The 30-story tower, planned  for construction on Headington-owned land at the intersection of  Field Street and Ross Avenue, will include 70 luxury apartments and 30 units the developers call “workforce housing.” The lower floors of the tower will house a 150-room hotel, meeting space, and restaurant space. An underground garage will provide parking for residents and visitors.

The 6-acre infill development in Phase I has been designed to “help connect” Downtown to Uptown, with “cultural sites, retail, entertainment, restaurants, offices, downtown parks and transit” within a 15-minute walk from the Field Street District, according to the urban design document.

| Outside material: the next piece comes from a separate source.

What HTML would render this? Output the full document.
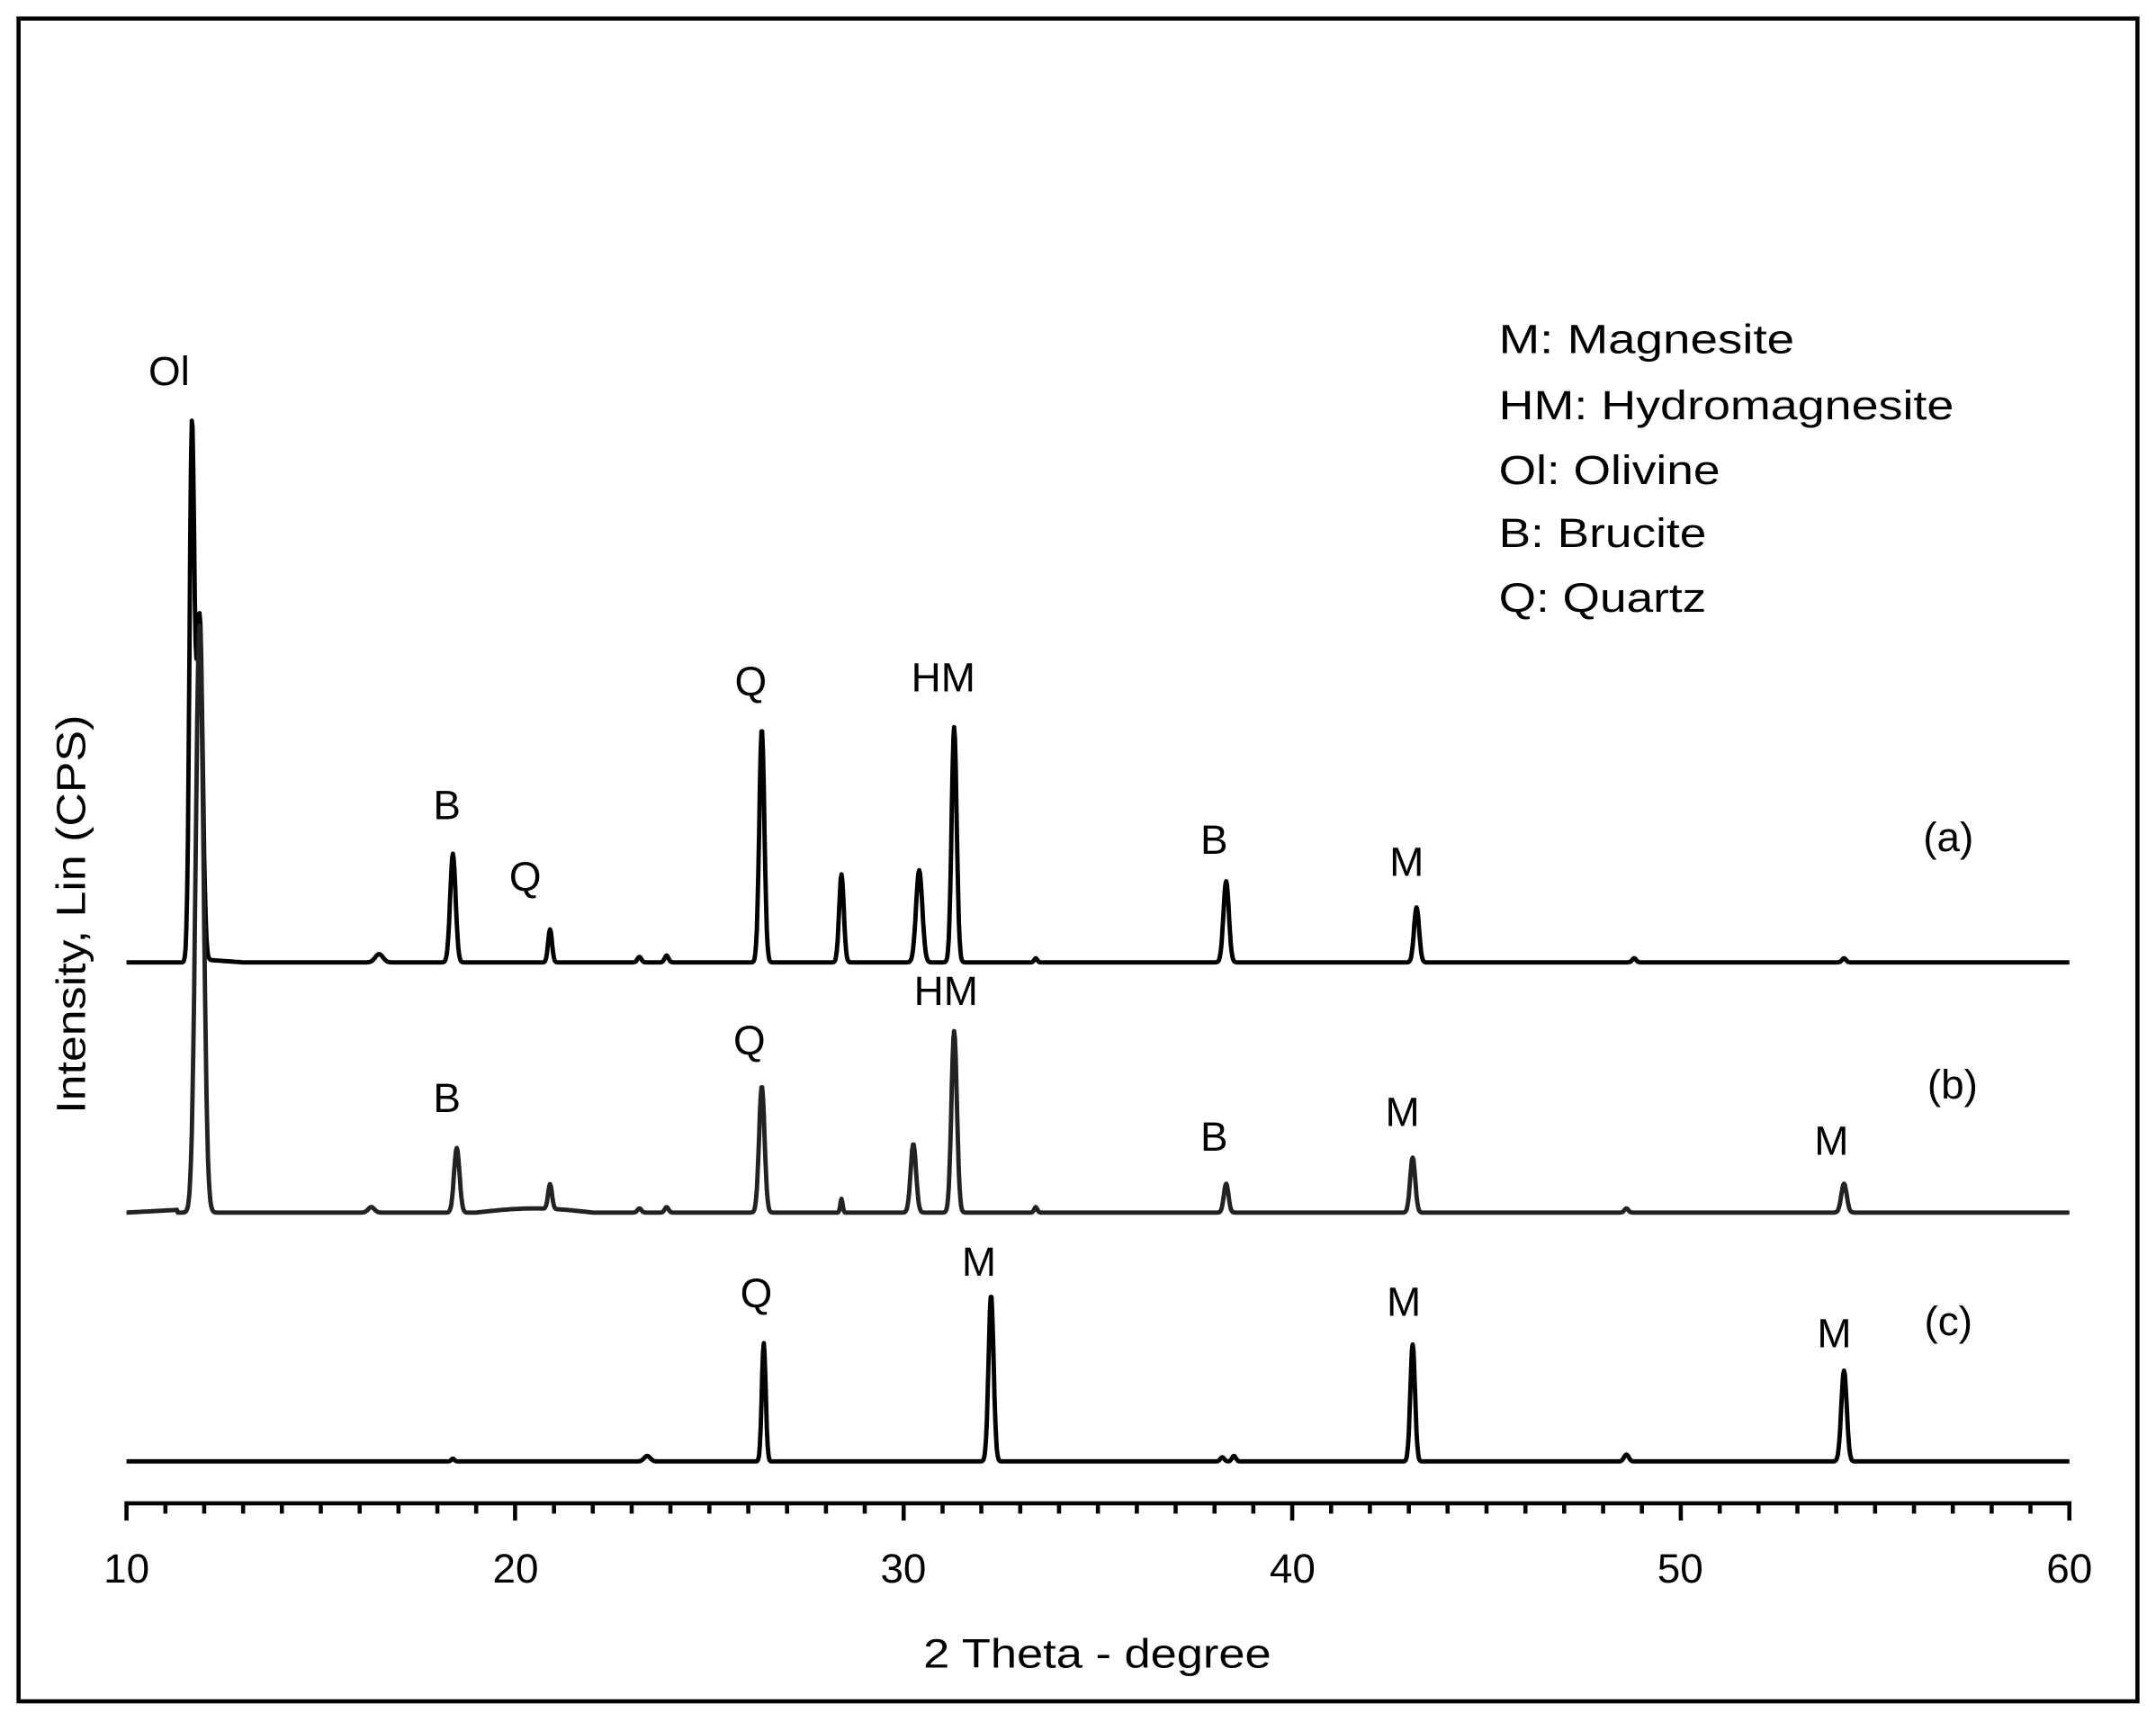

“Design considerations for this phase include complete-street treatment of the re-alignment of Griffin and the highway off-ramp, introduction of active ground-level uses along Griffin, Field and Ross, and the introduction of open space that will serve this development and the public with amenitized uses, landscaping, and opportunities for public art.”

Pacific Elms Properties also plans to build an office tower on Harwood Street and a $359 million mixed-use tower on McKinney Avenue, the latter of which will include 300 apartments.